The little town of Sale, where I live in the southern suburbs of Manchester, has been in a state of shock since last week after the sudden death of our MP, Paul Goggins, at the age of just 60. The sense of numbed disbelief can be detected everywhere – on the streets, in the shops, in the pub, at the library, in the gym and even across the great divide with which football enlivens the multiple identities of the great city of Manchester.

Everywhere everyone is saying the same thing. We have lost a man who was a beacon of decency, generosity, justice and kindness. But these are more than tributes to a fine man. What local people are saying goes to the heart of an important truth about modern politics.

Paul Goggins’ virtues were recognised everywhere he worked – from the children’s home he ran in Wigan, before he became an MP, to the Stormont office where, as Minister of State for Northern Ireland implementing the Good Friday agreement, he won the trust and respect of all sides.

He did the same in Westminster. One political editor said he had never known such generous cross-party Commons tributes at the death of an MP. He was called a true champion for the disadvantaged and dispossessed, a good and wise man, principled and hard-working, and utterly without ego or personal ambition.
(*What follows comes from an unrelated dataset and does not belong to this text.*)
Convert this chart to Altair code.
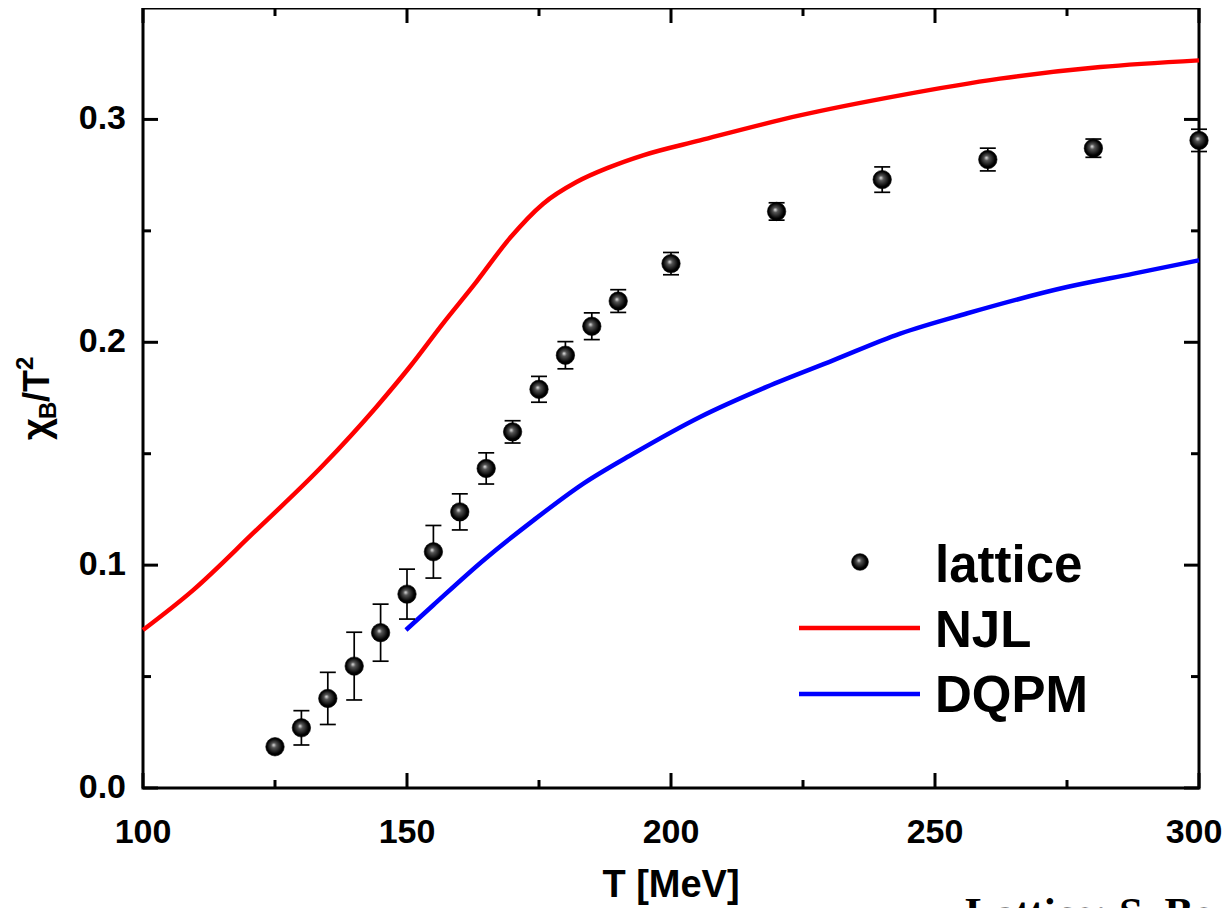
import altair as alt
import pandas as pd

# ---------------- data ----------------
T_lat = [125, 130, 135, 140, 145, 150, 155, 160, 165, 170, 175, 180, 185, 190, 200, 220, 240, 260, 280, 300]
chi_lat = [0.0185, 0.0270, 0.0402, 0.0547, 0.0697, 0.0870, 0.1060, 0.1239, 0.1434, 0.1598,
           0.1789, 0.1942, 0.2072, 0.2185, 0.2353, 0.2587, 0.2730, 0.2820, 0.2871, 0.2906]
err_lat = [0.0010, 0.0077, 0.0117, 0.0152, 0.0128, 0.0112, 0.0118, 0.0081, 0.0070, 0.0050,
           0.0058, 0.0061, 0.0060, 0.0051, 0.0050, 0.0039, 0.0057, 0.0051, 0.0041, 0.0050]

T_njl = [100, 109.5, 120.8, 134.1, 144.2, 150.5, 156.8, 163.1, 169.4, 175.8, 182.1, 188.4, 194.7,
         205.5, 224.4, 243.4, 262.3, 281.3, 300]
chi_njl = [0.0709, 0.0888, 0.1142, 0.1448, 0.1710, 0.1889, 0.2084, 0.2270, 0.2465, 0.2622, 0.2719,
           0.2786, 0.2839, 0.2906, 0.3018, 0.3108, 0.3183, 0.3235, 0.3265]

T_dqpm = [149.8, 155, 164.5, 174, 183.4, 192.9, 205.5, 218.1, 230.7, 243.4, 256, 275, 287.6, 300]
chi_dqpm = [0.0709, 0.0821, 0.1022, 0.1202, 0.1366, 0.1501, 0.1665, 0.1800, 0.1919, 0.2039,
            0.2129, 0.2248, 0.2308, 0.2368]

x_major = [100, 150, 200, 250, 300]
x_major_labels = ["100", "150", "200", "250", "300"]
x_minor = [125, 175, 225, 275]
y_major = [0.0, 0.1, 0.2, 0.3]
y_major_labels = ["0.0", "0.1", "0.2", "0.3"]
y_minor = [0.05, 0.15, 0.25]

legend_labels = ["lattice", "NJL", "DQPM"]
x_title = "T [MeV]"
citation = "Lattice: S. Borsanyi et al."

# ---------------- layout ----------------
W, H = 1056, 780
FONT = "Liberation Sans"
MAJ, MIN = 15, 8

xs = alt.Scale(domain=[100, 300], nice=False, zero=False)
ys = alt.Scale(domain=[0, 0.35], nice=False, zero=False)

def X(f):
    return alt.X(f, scale=xs, axis=None)

def Y(f):
    return alt.Y(f, scale=ys, axis=None)

lat = pd.DataFrame({"T": T_lat, "chi": chi_lat})
lat["lo"] = lat["chi"] - pd.Series(err_lat)
lat["hi"] = lat["chi"] + pd.Series(err_lat)
njl = pd.DataFrame({"T": T_njl, "chi": chi_njl})
dqpm = pd.DataFrame({"T": T_dqpm, "chi": chi_dqpm})
one = pd.DataFrame({"a": [0]})

sphere = alt.RadialGradient(
    gradient="radial",
    stops=[alt.GradientStop(color="#e8e8e8", offset=0),
           alt.GradientStop(color="#555555", offset=0.25),
           alt.GradientStop(color="#000000", offset=0.75),
           alt.GradientStop(color="#000000", offset=1)],
    x1=0.42, y1=0.40, r1=0, x2=0.5, y2=0.5, r2=0.55)

line_njl = alt.Chart(njl).mark_line(color="#ff0000", strokeWidth=4.5, interpolate="monotone").encode(
    x=X("T:Q"), y=Y("chi:Q"))
line_dqpm = alt.Chart(dqpm).mark_line(color="#0000ff", strokeWidth=4.5, interpolate="monotone").encode(
    x=X("T:Q"), y=Y("chi:Q"))

err_rule = alt.Chart(lat).mark_rule(color="black", strokeWidth=1.7).encode(
    x=X("T:Q"), y=Y("lo:Q"), y2="hi:Q")
cap_lo = alt.Chart(lat).mark_tick(color="black", orient="horizontal", size=16, thickness=1.7, opacity=1).encode(
    x=X("T:Q"), y=Y("lo:Q"))
cap_hi = alt.Chart(lat).mark_tick(color="black", orient="horizontal", size=16, thickness=1.7, opacity=1).encode(
    x=X("T:Q"), y=Y("hi:Q"))
pts = alt.Chart(lat).mark_point(shape="circle", filled=True, fill=sphere, size=340, opacity=1,
                                stroke="black", strokeWidth=0.6).encode(x=X("T:Q"), y=Y("chi:Q"))

# inward ticks on all four sides
def xticks(vals, length):
    d = pd.DataFrame({"v": vals})
    b = alt.Chart(d).mark_rule(color="black", strokeWidth=3).encode(
        x=X("v:Q"), y=alt.value(H), y2=alt.value(H - length))
    t = alt.Chart(d).mark_rule(color="black", strokeWidth=3).encode(
        x=X("v:Q"), y=alt.value(0), y2=alt.value(length))
    return [b, t]

def yticks(vals, length):
    d = pd.DataFrame({"v": vals})
    l = alt.Chart(d).mark_rule(color="black", strokeWidth=3).encode(
        y=Y("v:Q"), x=alt.value(0), x2=alt.value(length))
    r = alt.Chart(d).mark_rule(color="black", strokeWidth=3).encode(
        y=Y("v:Q"), x=alt.value(W), x2=alt.value(W - length))
    return [l, r]

ticks = xticks(x_major, MAJ) + xticks(x_minor, MIN) + yticks(y_major, MAJ) + yticks(y_minor, MIN)

# tick labels placed through the scales
xlab_df = pd.DataFrame({"v": x_major, "lab": x_major_labels})
def xlab_layer(df, dx):
    return alt.Chart(df).mark_text(
        font=FONT, fontSize=34, fontWeight="bold", color="black", align="center", baseline="alphabetic",
        dx=dx).encode(x=X("v:Q"), y=alt.value(H + 55), text="lab:N")

xlab_inner = xlab_layer(xlab_df.iloc[:-1], 0)
xlab_last = xlab_layer(xlab_df.iloc[-1:], -5)   # keep the last label inside the page
ylab = alt.Chart(pd.DataFrame({"v": y_major, "lab": y_major_labels})).mark_text(
    font=FONT, fontSize=34, fontWeight="bold", color="black", align="right", baseline="middle").encode(
    y=Y("v:Q"), x=alt.value(-17), text="lab:N")
xtitle = alt.Chart(one).mark_text(text=x_title, font=FONT, fontSize=38, fontWeight="bold", color="black",
                                  align="center", baseline="alphabetic").encode(
    x=alt.value(W / 2), y=alt.value(H + 109))

# y-axis title  chi_B / T^2  (rotated)
def ytxt(s, size, x, y):
    return alt.Chart(one).mark_text(text=s, font=FONT, fontSize=size, fontWeight="bold", color="black",
                                    angle=270, align="left", baseline="alphabetic").encode(
        x=alt.value(x), y=alt.value(y))

ytitle = [ytxt("χ", 38, -94, 432), ytxt("B", 24, -87, 411), ytxt("/T", 36, -94, 394),
          ytxt("2", 24, -110, 362)]

# legend
def ltxt(s, y):
    return alt.Chart(one).mark_text(text=s, font=FONT, fontSize=51, fontWeight="bold", color="black",
                                    align="left", baseline="alphabetic").encode(
        x=alt.value(792), y=alt.value(y))

leg_pt = alt.Chart(one).mark_point(shape="circle", filled=True, fill=sphere, size=280, opacity=1,
                                   stroke="black", strokeWidth=0.6).encode(x=alt.value(717), y=alt.value(554))
leg_njl = alt.Chart(one).mark_rule(color="#ff0000", strokeWidth=4.5).encode(
    x=alt.value(656), x2=alt.value(777), y=alt.value(620))
leg_dqpm = alt.Chart(one).mark_rule(color="#0000ff", strokeWidth=4.5).encode(
    x=alt.value(656), x2=alt.value(777), y=alt.value(686))
legend = [leg_pt, leg_njl, leg_dqpm, ltxt(legend_labels[0], 574), ltxt(legend_labels[1], 639),
          ltxt(legend_labels[2], 704)]

cite = alt.Chart(one).mark_text(text=citation, font="Liberation Serif", fontSize=43, fontWeight="bold",
                                color="black", align="left", baseline="alphabetic").encode(
    x=alt.value(822), y=alt.value(919))

chart = alt.layer(line_njl, line_dqpm, err_rule, cap_lo, cap_hi, pts, *ticks, xlab_inner, xlab_last, ylab,
                  xtitle, *ytitle, *legend, cite).properties(
    width=W, height=H,
    padding={"left": 135, "top": 0, "right": 23, "bottom": 120},
    autosize=alt.AutoSizeParams(type="none"),
    background="white",
).configure_view(stroke="black", strokeWidth=3)

chart.save("out.html", embed_options={"renderer": "svg", "actions": False})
But it was the plain people of Sale whose memories told the real story. The wife of a man dying from asbestosis spoke of his unflagging commitment to obtain justice. A housing expert spoke of the precision of his insight that the Coalition’s spare bedroom tax would hit the North hardest. The mother of a child with leukaemia recalled the MP’s unexpected visit to her home to offer support. The manager of a community centre in the constituency’s poorest area in Wythenshawe called him a man with no side, no airs or pretensions, who treated everyone the same.

Beneath all this was a deep faith. Though Paul Goggins gave up in his youth the ambition to become a priest, his faith and his politics were inseparable all his life. The passion and compassion they inspired made him the exemplar of what a modern politician should be.

In an age where Government ministers waffle about their “values” to draw a veil over the detail of their dubious policies, Paul Goggins did the opposite. He did not need to proclaim his values, for it was easy to deduce them from his actions and concerns. He pressed for change on children in care, homelessness, prison reform and poverty in the developing world. His was a commitment to justice which knew no bounds, as one friend said.

It made him not just a good guy but also a very effective politician.  As David Blunkett said: “He managed to achieve things by persuasion and personality that some of us have to do by hectoring and force.”

But here in Sale we remember not only the politician but the man. One friend told me Paul Goggins’ only failing was to support the wrong football team. He was a lifelong Man City fan while his wife Wyn was a keen Everton supporter. As a Northern Ireland minister he was forced to spend long periods away from home. So when he did get back to Manchester, to maximise their time together, he bought himself a season ticket for Everton so he could go with her.

Paul Goggins was, in the very best of senses, a man who was on everyone’s side.  But it is perhaps only here, on the streets of his constituency, that it is clear how many lives this extraordinary man has touched.